I love that something so good looking gets part of its silky quality from tofu. But the cookbook is really what made me smile – I’m off to google it for more info.


Oooh, heavenly pie, indeed!! I love that you included carob chips as an option, in the recipe (instead of chocolate – I’m a carob-lover, haha).


This is just the type of book my partner would LOVE for me to buy of my own accord! He’s been trying to get me to move to our farm in rural PA (from Manhattan, and now from Accra, Ghana where we are currently living) — a far cry from anything I’d ever consider as “home”. As for the Heavenly Pie, these are ingredients that I can find even in Ghana (with the help of the comissary for the graham crakcers and the local chinese grocery store for the tofu–albeit not necessarily organic or silken!).


This looks like a worthwhile book to pick up. Thanks, Heidi.
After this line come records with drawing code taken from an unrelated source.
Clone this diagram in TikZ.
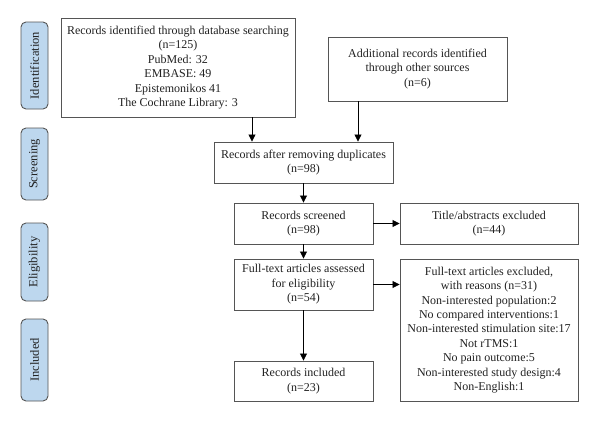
\documentclass[tikz,border=0pt]{standalone}
\usepackage{fontspec}
\setmainfont{Liberation Serif}
\usetikzlibrary{arrows.meta}
\definecolor{sidefill}{HTML}{BDD7EE}
\definecolor{boxline}{HTML}{555555}
\definecolor{txt}{HTML}{222222}
\begin{document}
\begin{tikzpicture}[x=1pt,y=-1pt,
  box/.style={draw=boxline,line width=0.9pt,fill=white,align=center,inner sep=0pt,text=txt,
    font=\fontsize{12}{14.4}\selectfont},
  side/.style={draw=boxline,line width=0.9pt,fill=sidefill,rounded corners=5pt,inner sep=0pt,
    minimum height=27pt,text=txt,rotate=90,font=\fontsize{12.5}{14}\selectfont},
  arr/.style={draw=black,line width=0.8pt,-{Triangle[length=7pt,width=7pt]}}]
\useasboundingbox (0,0) rectangle (600,423);
% side labels
\node[side,minimum width=87pt] (s1) at (34.5,65.5) {Identification};
\node[side,minimum width=72pt] (s2) at (34.5,164) {Screening};
\node[side,minimum width=78pt] (s3) at (34.5,262) {Eligibility};
\node[side,minimum width=82pt] (s4) at (34.5,360) {Included};
% boxes
\node[box,minimum width=234pt,minimum height=99pt] (b1) at (178,67.5)
  {Records identified through database searching\\(n=125)\\PubMed: 32\\EMBASE: 49\\Epistemonikos 41\\The Cochrane Library: 3};
\node[box,minimum width=179pt,minimum height=64pt] (b2) at (417.5,69)
  {Additional records identified\\through other sources\\(n=6)};
\node[box,minimum width=179pt,minimum height=41pt] (b3) at (303.5,162.5)
  {Records after removing duplicates\\(n=98)};
\node[box,minimum width=139pt,minimum height=41pt] (b4) at (303.5,223.5)
  {Records screened\\(n=98)};
\node[box,minimum width=178pt,minimum height=41pt] (b5) at (489,223.5)
  {Title/abstracts excluded\\(n=44)};
\node[box,minimum width=139pt,minimum height=51pt] (b6) at (303.5,284.5)
  {Full-text articles assessed\\for eligibility\\(n=54)};
\node[box,minimum width=178pt,minimum height=142pt] (b7) at (489,330)
  {Full-text articles excluded,\\with reasons (n=31)\\Non-interested population:2\\No compared interventions:1\\Non-interested stimulation site:17\\Not rTMS:1\\No pain outcome:5\\Non-interested study design:4\\Non-English:1};
\node[box,minimum width=139pt,minimum height=40pt] (b8) at (303.5,381)
  {Records included\\(n=23)};
% connectors
\coordinate (c1) at (252,0);
\coordinate (c2) at (358,0);
\draw[arr] (c1 |- b1.south) -- (c1 |- b3.north);
\draw[arr] (c2 |- b2.south) -- (c2 |- b3.north);
\draw[arr] (b3) -- (b4);
\draw[arr] (b4) -- (b5);
\draw[arr] (b4) -- (b6);
\draw[arr] (b6.east) -- (b6.east -| b7.west);
\draw[arr] (b6) -- (b8);
\end{tikzpicture}
\end{document}
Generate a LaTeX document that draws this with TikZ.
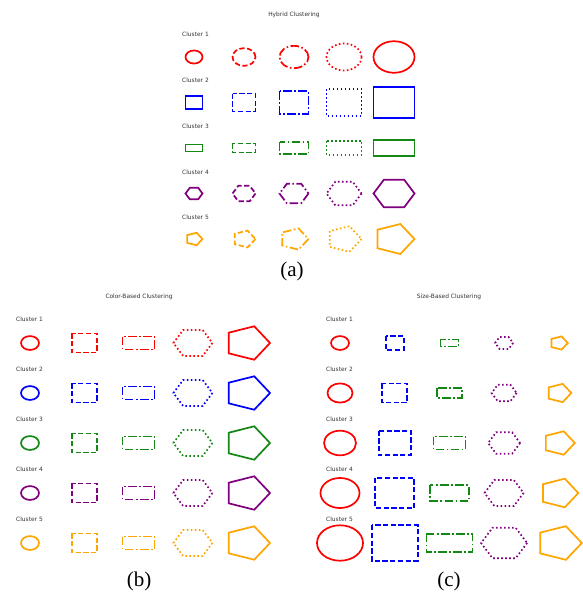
\documentclass[tikz,border=0pt]{standalone}
\usepackage{fontspec}
\newfontfamily\djv{DejaVu Sans}
\newfontfamily\tms{Liberation Serif}
\definecolor{cred}{RGB}{255,0,0}
\definecolor{cblue}{RGB}{0,0,255}
\definecolor{cgreen}{RGB}{20,135,20}
\definecolor{cpurple}{RGB}{128,0,128}
\definecolor{corange}{RGB}{255,165,0}
\tikzset{
  lw/.style={line width=1.7pt},
  solidline/.style={lw},
  dashline/.style={lw, dash pattern=on 5.2pt off 2.5pt},
  dashdotline/.style={lw, dash pattern=on 8.5pt off 2.5pt on 1.6pt off 2.5pt},
  dotline/.style={lw, dash pattern=on 1.6pt off 2.4pt},
  small/.style={font=\fontsize{5.9}{7}\djv, text=black!80, inner sep=0pt},
  clabel/.style={small, anchor=west},
  caption/.style={font=\fontsize{21}{24}\tms, inner sep=0pt},
}
% shapes: cx, cy, size, style
\newcommand\shE[4]{\draw[#4] (#1,#2) ellipse [x radius={(#3)*1pt}, y radius={0.77*(#3)*1pt}];}
\newcommand\shR[5]{\draw[#5] ({#1-(#3)},{#2-(#4)}) rectangle ({#1+(#3)},{#2+(#4)});}
\newcommand\shH[4]{\draw[#4, shift={(#1,#2)}, yscale=0.77] (0:#3) -- (60:#3) -- (120:#3) -- (180:#3) -- (240:#3) -- (300:#3) -- cycle;}
\newcommand\shP[4]{\draw[#4, shift={(#1,#2)}, yscale=0.77] (0:#3) -- (72:#3) -- (144:#3) -- (216:#3) -- (288:#3) -- cycle;}
\begin{document}
\begin{tikzpicture}[x=1pt,y=-1pt]
\useasboundingbox (0,0) rectangle (582,592);
% ---------------- panel (a)
\node[small] (ta) at (294,15) {Hybrid Clustering};
\foreach \i in {0,...,4}{
  \pgfmathtruncatemacro\n{\i+1}
  \node[clabel] (la\n) at (182,{34.5+45.8*\i}) {Cluster \n};
}
\foreach \k/\ls in {0/solidline,1/dashline,2/dashdotline,3/dotline,4/solidline}{
  \pgfmathsetmacro\xx{194+50*\k}
  \pgfmathsetmacro\sz{8.5+3*\k}
  \shE{\xx}{57}{\sz}{\ls,cred}
  \shR{\xx}{102.5}{\sz}{0.77*\sz}{\ls,cblue}
  \shR{\xx}{148}{\sz}{0.4*\sz}{\ls,cgreen}
  \shH{\xx}{193.5}{\sz}{\ls,cpurple}
  \shP{\xx}{239}{\sz}{\ls,corange}
}
\node[caption] (capa) at (292,271) {(a)};
% ---------------- panel (b)
\node[small] (tb) at (139,297) {Color-Based Clustering};
\foreach \c [count=\n from 1] in {cred,cblue,cgreen,cpurple,corange}{
  \pgfmathsetmacro\yy{343+50*(\n-1)}
  \node[clabel] (lb\n) at (16,{\yy-24}) {Cluster \n};
  \shE{30}{\yy}{9}{solidline,\c}
  \shR{84.3}{\yy}{12.5}{0.77*12.5}{dashline,\c}
  \shR{138.6}{\yy}{16}{0.4*16}{dashdotline,\c}
  \shH{192.9}{\yy}{19.5}{dotline,\c}
  \shP{247.2}{\yy}{22.8}{solidline,\c}
}
\node[caption] (capb) at (139,581) {(b)};
% ---------------- panel (c)
\node[small] (tc) at (449,297) {Size-Based Clustering};
\foreach \i in {0,...,4}{
  \pgfmathtruncatemacro\n{\i+1}
  \pgfmathsetmacro\yy{343+50*\i}
  \pgfmathsetmacro\sz{9+3.5*\i}
  \node[clabel] (lc\n) at (326,{\yy-24}) {Cluster \n};
  \shE{340}{\yy}{\sz}{solidline,cred}
  \shR{394.7}{\yy}{\sz}{0.77*\sz}{dashline,cblue}
  \shR{449.4}{\yy}{\sz}{0.4*\sz}{dashdotline,cgreen}
  \shH{504.1}{\yy}{\sz}{dotline,cpurple}
  \shP{558.8}{\yy}{\sz}{solidline,corange}
}
\node[caption] (capc) at (449,581) {(c)};
\end{tikzpicture}
\end{document}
The pie is beautiful.

Lucy V

I’m not a big dessert pie/person but I love it that there are so few ingredients in this.
Those kitchen aid side swipes would be handy for this one!


Heidi, this sounds great – will try it over the weekend. But why no luscious picture to accompany the recipe?


This reminds me of the “chocolate pudding pie” of my 1970’s childhood! I can still remember the taste of that graham cracker crust. Ours was made with Jello chocolate pudding, but I will gladly trade that in for this more nutritious filling. I will be making this ASAP! Thanks!


Oh that looks like a book I would love!
I want to try that pie now!


I have this book too. I think its great. My fiance keeps putting it away beause it is actually his and he’s afraid I will let it get bent up.


that pie looks delish. I see the quirk but I think I can handle it. I can’t wait to go find a copy of that book and flip through it it looks so neat


Wow, how funny – we have this book. I found it fascinating and fun. As a vegan, there would be some tweaks I would need to make this pie, but it looks REALLY good!